For this type of photography, you’ll be using long exposure techniques which require specific equipment. Long exposures will help render moving subjects such as clouds as smooth trails, providing a contrast to the impeccably sharp and still elements of buildings and design.
Your toolkit should include the standard essentials – a trusted camera, a reliable sturdy tripod, and a quality lens with medium zoom capabilities, such as a 24-70mm.
In addition, you’ll want a shutter release cable or remote, and most importantly, ND (Neutral Density) filters with a minimum stop rating of 10.
ND filters play a pivotal role by prolonging the passage of time through the lens, by reducing the intensity of light that hits the lens and sensor, enabling the shutter to be open longer.
A 10-stop ND filter is a good starting point as it gives you the ability to create exposures up to 60 seconds in bright sunlight conditions without too much intensity. Combining successive ND filters on top of the standard 10-stop will let you capture ever lengthier exposures, creating smoother and elongated visual patterns.
For optimal results, an ideal scenario for the weather would be to have 60-70% cloud coverage.
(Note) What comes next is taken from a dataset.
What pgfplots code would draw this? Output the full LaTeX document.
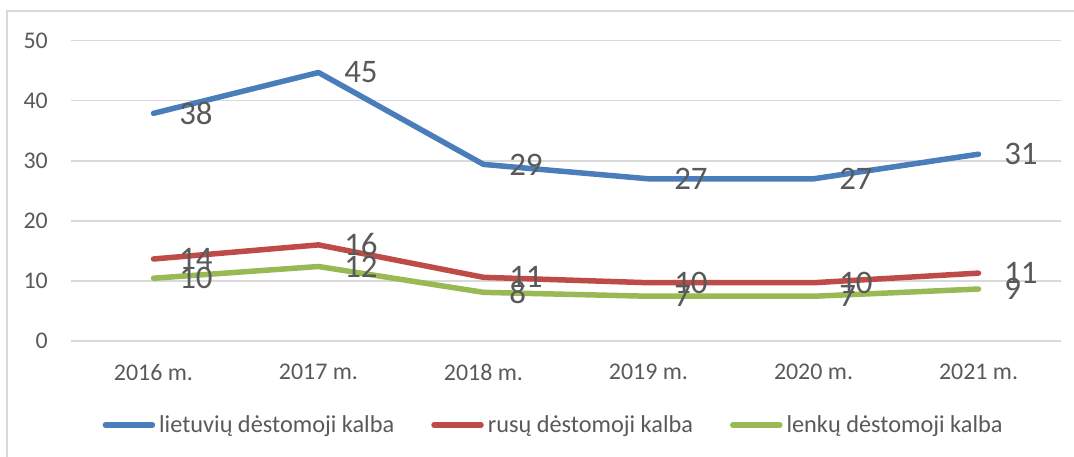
\documentclass[border=0pt]{standalone}
\usepackage{pgfplots}
\pgfplotsset{compat=1.18}
\usepackage{fontspec}
\setmainfont{Carlito}
\definecolor{txt}{HTML}{595959}
\definecolor{gridc}{HTML}{D9D9D9}
\definecolor{cblue}{HTML}{4A7EBB}
\definecolor{cred}{HTML}{BE4B48}
\definecolor{cgreen}{HTML}{98B954}
\begin{document}
\begin{tikzpicture}[x=1bp,y=1bp]
\useasboundingbox (0,0) rectangle (1074,457);
\clip (0,0) rectangle (1074,457);
\draw[color=gridc, line width=1.5bp] (7,-20) rectangle (1090,446);
\begin{axis}[
  at={(71bp,116bp)}, anchor=south west,
  scale only axis, width=990bp, height=300.33bp,
  xmin=-0.5, xmax=5.5, ymin=0, ymax=50,
  xtick={0,...,5},
  xticklabels={2016 m.,2017 m.,2018 m.,2019 m.,2020 m.,2021 m.},
  ytick={0,10,...,50},
  ymajorgrids,
  major grid style={draw=gridc, line width=1.5bp},
  axis line style={draw=none},
  major tick length=0pt,
  /pgf/number format/assume math mode=true,
  ticklabel style={font=\fontsize{24}{24}\selectfont, text=txt, inner sep=0pt},
  xticklabel style={anchor=north, yshift=-23bp},
  yticklabel style={anchor=east, xshift=-23bp},
  clip=false,
  point meta=explicit symbolic,
  nodes near coords,
  nodes near coords style={anchor=west, xshift=23bp, inner sep=0pt, text=txt, font=\fontsize{33}{33}\selectfont},
  every axis plot/.append style={line width=5.5bp, line cap=round, line join=round},
  legend columns=3,
  legend cell align=left,
  legend image code/.code={\draw[#1] (0bp,0bp) -- (47bp,0bp);},
  legend style={at={(0.0318,-0.2797)}, anchor=west, draw=none, fill=none, inner sep=0pt,
    font=\fontsize{24.4}{24.4}\selectfont, text=txt,
    nodes={inner sep=0pt},
    /tikz/every odd column/.append style={column sep=4bp},
    /tikz/every even column/.append style={column sep=37bp}},
]
\addplot[color=cblue] coordinates {(0,37.9)[38] (1,44.7)[45] (2,29.4)[29] (3,27.0)[27] (4,27.0)[27] (5,31.1)[31]};
\addlegendentry{lietuvių dėstomoji kalba}
\addplot[color=cred] coordinates {(0,13.65)[14] (1,16.0)[16] (2,10.6)[11] (3,9.7)[10] (4,9.7)[10] (5,11.3)[11]};
\addlegendentry{rusų dėstomoji kalba}
\addplot[color=cgreen] coordinates {(0,10.45)[10] (1,12.4)[12] (2,8.1)[8] (3,7.45)[7] (4,7.45)[7] (5,8.65)[9]};
\addlegendentry{lenkų dėstomoji kalba}
\end{axis}
\end{tikzpicture}
\end{document}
This will help give you a mix of smooth, white cloud patterns you can capture against a backdrop of black areas, which can be further refined in editing.
However, weather is unpredictable. Just remember that weather patterns can shift, and rain can subside, which can still leave usable clouds. You’ll probably need to be patient.
That said, a cloudless sky also presents a unique opportunity. This is when you can capture intricate architectural details against a striking, dark background.
Architectural photography often involves a fair amount of looking upwards, so try to avoid straining your neck. It also means identifying a secure location to position your tripod is key.
You’ll likely need to decide between landscape and portrait mode, and your choice will be influenced by the structure’s height and architectural design.
A taller building from a distance might be better in portrait mode, whereas standing closer to a building gives off a wider presence and therefore may lend itself to landscape orientation.
Begin by selecting the ‘Shutter’ mode to ‘Bulb’ for precise time control. If this option isn’t available, choose the longest shutter setting possible. I like to set the aperture to its highest value (f/22) to achieve optimal sharpness. Even though this can create darker exposures making an image virtually impossible to see, this will be counteracted using ND filters and extended shutter speeds.
Then, set your ISO to its lowest value (typically 100) to minimise grain. Direct your focus to the building or details of interest, and once you’re content with the focal points, switch to manual focus.
This prevents the camera from attempting to autofocus, which can be challenging due to the dark ND filters. Once you’ve ensured proper focus, attach your ND filters carefully. If you’re using rounded screw-on filters, take care not to inadvertently bump the zoom or focus rings.
It’s a good idea to use an ND Filter Shutter Speed Conversion/Exposure Chart (or Exposure Calculation table). These charts are readily available online and offer recommended settings for shutter speeds and aperture settings for various ND filter strengths. However, the process may also require just a touch of experimentation for best results.
One last step before holding down the shutter remote is to try and cover any other sections that may allow light in, as this can affect the exposure. This includes the viewfinder - use a cloth or purchase a cheap viewfinder cover for this step.
Now you are ready to let the shutter go.
Remember that weather will influence the available light. I try to capture an array of photographs using different shutter speeds, often beginning with 30 seconds.
What we’re hoping to capture is an image that when converted to black and white, will make the clear sky transform into a rich, deep black tone, enhancing the textures of the building.